:: Recorded information ::
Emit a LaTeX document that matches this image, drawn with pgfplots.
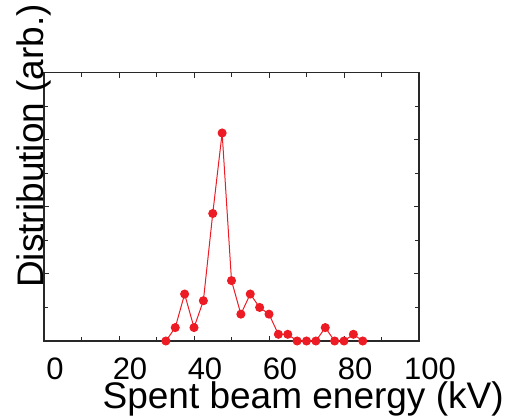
\documentclass[border=0pt]{standalone}
\usepackage{pgfplots}
\pgfplotsset{compat=1.18}
\usepackage{fontspec}
\setmainfont{Liberation Sans}
\definecolor{dred}{RGB}{237,28,36}
\definecolor{axgray}{RGB}{40,40,40}
\begin{document}
\begin{tikzpicture}
\begin{axis}[
  name=ax,
  scale only axis,
  width=375pt, height=268.4pt,
  xmin=0, xmax=100, ymin=0, ymax=40,
  xtick={0,20,...,100},
  minor xtick={10,30,...,90},
  ytick={10,20,30},
  minor ytick={5,15,25,35},
  yticklabels={},
  tick align=inside,
  tick pos=both,
  major tick length=5pt,
  minor tick length=4pt,
  every tick/.style={axgray, line width=0.8pt},
  axis line style={axgray, line width=1.2pt},
  /pgf/number format/assume math mode=true,
  xticklabel style={font=\fontsize{31}{36}\selectfont, anchor=base, yshift=-39pt, xshift=11pt},
  xlabel={Spent beam energy (kV)},
  ylabel={Distribution (arb.)},
  xlabel style={font=\fontsize{37}{44}\selectfont, at={(axis description cs:0.691,0)}, anchor=base, yshift=-68pt},
  ylabel style={font=\fontsize{37}{44}\selectfont, at={(axis description cs:0,0.727)}, anchor=base},
  clip=false,
]
\addplot[dred, line width=1pt, mark=*, mark size=4pt, mark options={fill=dred, draw=dred}] coordinates {
(32.5,0) (35,2) (37.5,7) (40,2) (42.5,6) (45,19) (47.5,31) (50,9) (52.5,4) (55,7) (57.5,5)
(60,4) (62.5,1) (65,1) (67.5,0) (70,0) (72.5,0) (75,2) (77.5,0) (80,0) (82.5,1) (85,0)
};
\end{axis}
\pgfresetboundingbox
\path[use as bounding box] (ax.south west) ++(-44pt,-78pt) rectangle ++(508pt,419pt);
\end{tikzpicture}
\end{document}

:: Task instructions ::
Take the listing and print it again exactly, but without any pictures.

:: Solution to the problem ::
Emit a LaTeX document that matches this image, drawn with pgfplots.
\documentclass[border=0pt]{standalone}
\usepackage{pgfplots}
\pgfplotsset{compat=1.18}
\usepackage{fontspec}
\setmainfont{Liberation Sans}
\definecolor{dred}{RGB}{237,28,36}
\definecolor{axgray}{RGB}{40,40,40}
\begin{document}
\begin{tikzpicture}
\begin{axis}[
  name=ax,
  scale only axis,
  width=375pt, height=268.4pt,
  xmin=0, xmax=100, ymin=0, ymax=40,
  xtick={0,20,...,100},
  minor xtick={10,30,...,90},
  ytick={10,20,30},
  minor ytick={5,15,25,35},
  yticklabels={},
  tick align=inside,
  tick pos=both,
  major tick length=5pt,
  minor tick length=4pt,
  every tick/.style={axgray, line width=0.8pt},
  axis line style={axgray, line width=1.2pt},
  /pgf/number format/assume math mode=true,
  xticklabel style={font=\fontsize{31}{36}\selectfont, anchor=base, yshift=-39pt, xshift=11pt},
  xlabel={Spent beam energy (kV)},
  ylabel={Distribution (arb.)},
  xlabel style={font=\fontsize{37}{44}\selectfont, at={(axis description cs:0.691,0)}, anchor=base, yshift=-68pt},
  ylabel style={font=\fontsize{37}{44}\selectfont, at={(axis description cs:0,0.727)}, anchor=base},
  clip=false,
]
\addplot[dred, line width=1pt, mark=*, mark size=4pt, mark options={fill=dred, draw=dred}] coordinates {
(32.5,0) (35,2) (37.5,7) (40,2) (42.5,6) (45,19) (47.5,31) (50,9) (52.5,4) (55,7) (57.5,5)
(60,4) (62.5,1) (65,1) (67.5,0) (70,0) (72.5,0) (75,2) (77.5,0) (80,0) (82.5,1) (85,0)
};
\end{axis}
\pgfresetboundingbox
\path[use as bounding box] (ax.south west) ++(-44pt,-78pt) rectangle ++(508pt,419pt);
\end{tikzpicture}
\end{document}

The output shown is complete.